Night photography: Anchored to the claw

Anchored to the claw -- by Joe Reifer

Anchored to the claw — by Joe Reifer

This night image from Paul’s Junkyard was taken by placing the tripod in front of the driver’s seat of the large metal cutting machine seen in this car-crushing video. The high camera position makes the car look as if it’s dangling just off the ground. 20-30 mph winds shook the whole machine from side-to-side during the 5 minute exposure. The results resemble trying to shoot a slow exposure from a ship using a tripod — anything on the ship would be in focus, and everything else would be blurry. In this case, the arm holding the crushed Volvo wagon is reasonably sharp because it’s swaying at about the same rate as the camera. Below is a section of sky to show the star trails — you can see when there were gusts of wind. Sometimes an unconventional camera position can make for interesting results. Many thanks to eyetwist for the fill lighting, as I was doing origami with my legs and tripod in a confined space during the shot.

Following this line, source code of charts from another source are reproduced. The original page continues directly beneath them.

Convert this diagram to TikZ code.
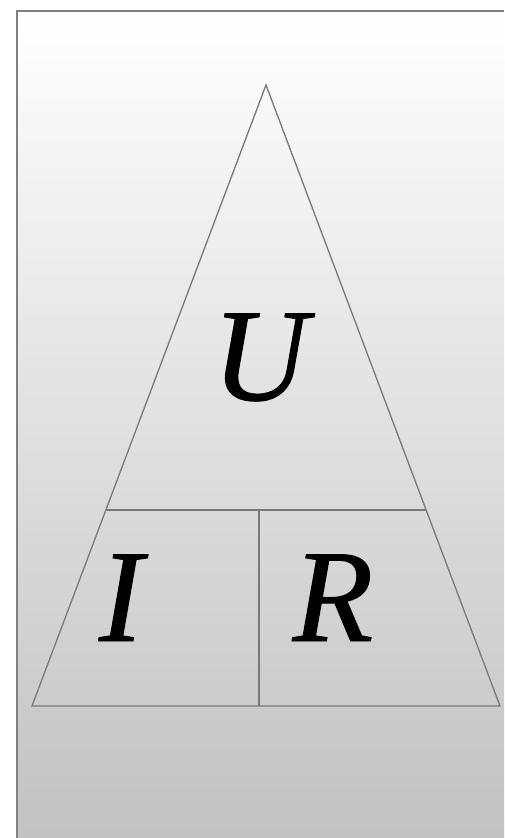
\documentclass[tikz,border=0pt]{standalone}
\usepackage{fontspec}
\setmainfont{Liberation Serif}
\newfontfamily\lblfont[FakeBold=0.7]{Liberation Serif}
\begin{document}
\begin{tikzpicture}[x=1pt,y=-1pt,
  edge/.style={draw=gray!95!black,line width=1.3pt},
  lbl/.style={font=\lblfont\fontsize{132}{132}\selectfont\itshape,inner sep=0pt,anchor=base}]
\useasboundingbox (0,0) rectangle (504,838);
\shade[top color=white,bottom color=black!24] (17,11) rectangle (504,838);
\draw[gray,line width=2.2pt] (17,838) -- (17,11) -- (504,11);
\coordinate (A) at (266,85);
\coordinate (B) at (32,706);
\coordinate (C) at (500,706);
\coordinate (L) at (106,510);
\coordinate (Rr) at (426,510);
\coordinate (M) at (259,510);
\coordinate (Mb) at (259,706);
\draw[edge,line join=miter] (A) -- (B) -- (C) -- cycle;
\draw[edge] (L) -- (Rr);
\draw[edge] (M) -- (Mb);
\node[lbl] (u) at (260,400) {U};
\node[lbl] (i) at (121,641) {I};
\node[lbl] (r) at (333,641) {R};
\end{tikzpicture}
\end{document}
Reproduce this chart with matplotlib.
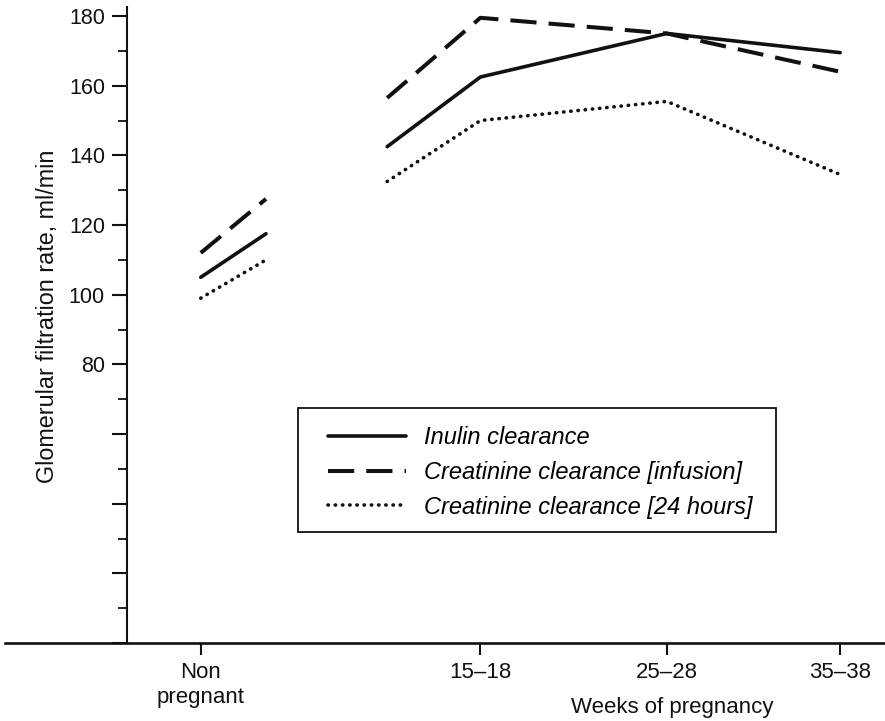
import matplotlib
matplotlib.use('Agg')
import matplotlib.pyplot as plt
from matplotlib.patches import Rectangle
from matplotlib.ticker import FixedLocator, FuncFormatter

plt.rcParams['font.family'] = ['Liberation Sans', 'DejaVu Sans']

# x positions on an arbitrary scale (non pregnant = 0)
tick_pos = [0, 3, 5, 6.86]
tick_labels = ['Non\npregnant', '15\u201318', '25\u201328', '35\u201338']

# non pregnant: short sloped segments
np_x = [0, 0.7]
inulin_np = [105, 117.5]
creat_inf_np = [112, 127.5]
creat_24_np = [99, 110]

# pregnancy
preg_x = [2.0, 3, 5, 6.86]
inulin_preg = [142.5, 162.5, 175, 169.5]
creat_inf_preg = [156.5, 179.5, 175, 164]
creat_24_preg = [132.5, 150, 155.5, 134.5]

labels = ['Inulin clearance', 'Creatinine clearance [infusion]',
          'Creatinine clearance [24 hours]']

fig = plt.figure(figsize=(8.85, 7.21), dpi=100)
ax = fig.add_axes([5 / 885, 1 - 643 / 721, 879 / 885, 636 / 721])

ink = '#111111'
solid = dict(color=ink, lw=2.6, solid_capstyle='round')
dashed = dict(color=ink, lw=2.9, dashes=(6.5, 3), dash_capstyle='butt')
dotted = dict(color=ink, lw=2.6, dashes=(0.1, 1.9), dash_capstyle='round')

ax.plot(np_x, inulin_np, **solid)
ax.plot(np_x, creat_inf_np, **dashed)
ax.plot(np_x, creat_24_np, **dotted)
l1, = ax.plot(preg_x, inulin_preg, **solid)
l2, = ax.plot(preg_x, creat_inf_preg, **dashed)
l3, = ax.plot(preg_x, creat_24_preg, **dotted)

ax.set_xlim(-2.1, 7.33)
ax.set_ylim(0, 182.6)

for s in ['top', 'right']:
    ax.spines[s].set_visible(False)
ax.spines['left'].set_position(('data', -0.79))
ax.spines['left'].set_linewidth(1.5)
ax.spines['bottom'].set_linewidth(1.9)
ax.spines['left'].set_color(ink)
ax.spines['bottom'].set_color(ink)

ax.yaxis.set_major_locator(FixedLocator(range(0, 181, 20)))
ax.yaxis.set_minor_locator(FixedLocator(range(10, 180, 20)))
ax.yaxis.set_major_formatter(FuncFormatter(lambda v, p: f'{int(v)}' if v >= 80 else ''))
ax.tick_params(axis='y', which='major', length=11, width=1.5, pad=5,
               labelsize=15.5, colors=ink)
ax.tick_params(axis='y', which='minor', length=6.5, width=1.3, colors=ink)

ax.set_xticks(tick_pos)
ax.set_xticklabels(tick_labels)
ax.tick_params(axis='x', length=8.5, width=1.5, pad=5.5, labelsize=16, colors=ink)

ax.set_ylabel('Glomerular filtration rate, ml/min', fontsize=16.8, color=ink)
ax.yaxis.set_label_coords(0.061, 0.514)
ax.set_xlabel('Weeks of pregnancy', fontsize=16, color=ink)
ax.xaxis.set_label_coords(0.759, -0.085)

# legend with a plain box drawn by hand
leg = fig.legend([l1, l2, l3], labels, loc='upper left',
                 bbox_to_anchor=(328 / 885, 1 - 426 / 721),
                 frameon=False, borderpad=0, borderaxespad=0,
                 handlelength=3.3, handletextpad=0.75, labelspacing=0.5,
                 prop={'size': 17, 'style': 'italic'})
fig.patches.append(Rectangle((298 / 885, 1 - 532 / 721), 478 / 885, 124 / 721,
                             transform=fig.transFigure, fill=False,
                             edgecolor=ink, lw=1.3))

fig.savefig('out.png', dpi=100)
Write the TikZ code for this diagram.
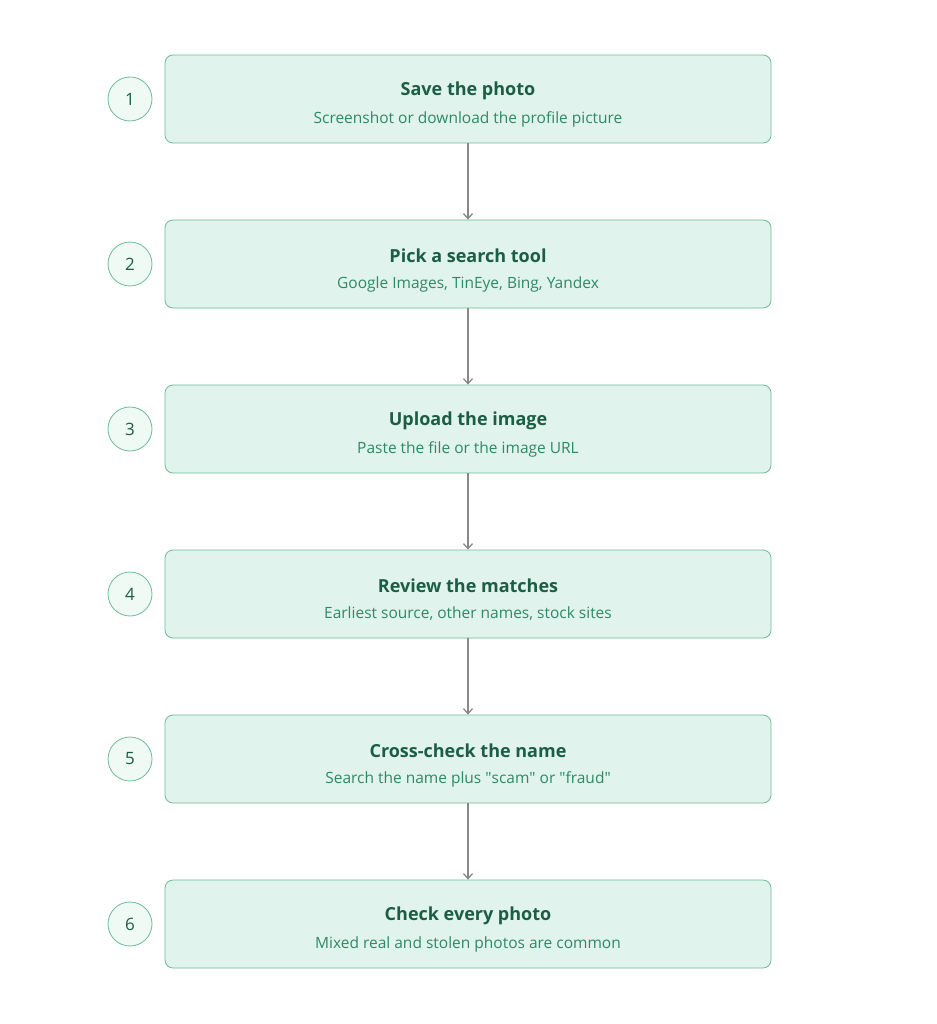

Anchored to the claw (star trails detail)

 

7 thoughts on “Night photography: Anchored to the claw”

  1. Joe: I got a similar shot from a ship (to be shown at our upcoming show – hope you can make it!). The stars were squiggly, but the ship was relatively sharp (though I slightly screwed up on focusing, because of the LF rig’s low tolerance for error in focusing). Looks great as a print – I just got it last night.

  2. interesting post!

    I think the photo would great as a vertical (yeys, I do remember you’re not a vertical fan). Cropping out the left would make the photo nice and clean – and the jaw would be leading into the picture.

    1. Cropping to vertical would simplify the photo graphically – there are enough pixels, but it’s just not my style. I like the context of what surrounds the subject/camera.